What is evil? Are people who commit heinous acts evil? When do we divorce the act from the actor? And is the one act of a person the same as someone who lives to hurt? We live in a world that paints evil with a broad brush. The word is used so much it’s lost its meaning.
Years ago, I was listening to an interview with the film director, Stanley Kubrick. Of the many themes in his films, one relates to the question of inherent evil. Does man carry the propensity for evil or does an act define them as such? Like Kubrick, I see evil as a spectrum in a world of binaries.
Over the past year, I’ve seen literally every true crime show filmed in the past decade. I get obsessive like this—fixated on a particular subject until I exhaust it, until I can fully wrap my head around it. But this felt different. I felt as if I was consuming all of these shows for an intended purpose.
Over the course of hundreds, perhaps thousands of brutal murders, one word is a constant: evil.
I would never want to diminish the pain a victim or their loved ones suffer. Their pain is real, acute, and unrelenting. And they are deserving of justice. However, if you take an objective, detached examination of all of these cases, they lie on a spectrum.

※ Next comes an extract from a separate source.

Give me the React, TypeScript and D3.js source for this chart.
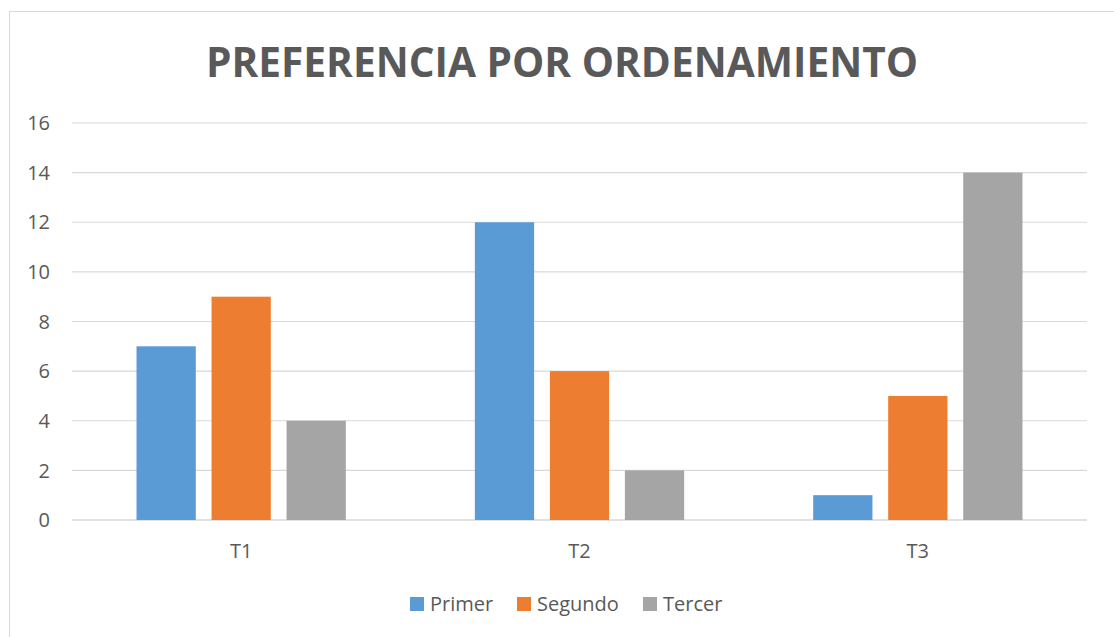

Now, there’s Ted Bundy evil. Evil that inherent and born or evil that is honed over a lifetime. But Bundy is that rare human who lives to hurt. There exists no repair—he was someone who would kill again and again if he were allowed to. But then compare it to a person who murders under a specific set of circumstances. They snap. They’re under duress. They’ve been abused. Or they simply want to end the life of one person. Yet, they can be reformed. And while there is no excusing of their actions, while they deserve a punishment fitting for the crime, I would posit that not all murderers are evil.
Some were decent people who did a terrible thing. Yet, we group those with an inherent predilection with those who committed a terrible crime. And I think that’s wrong.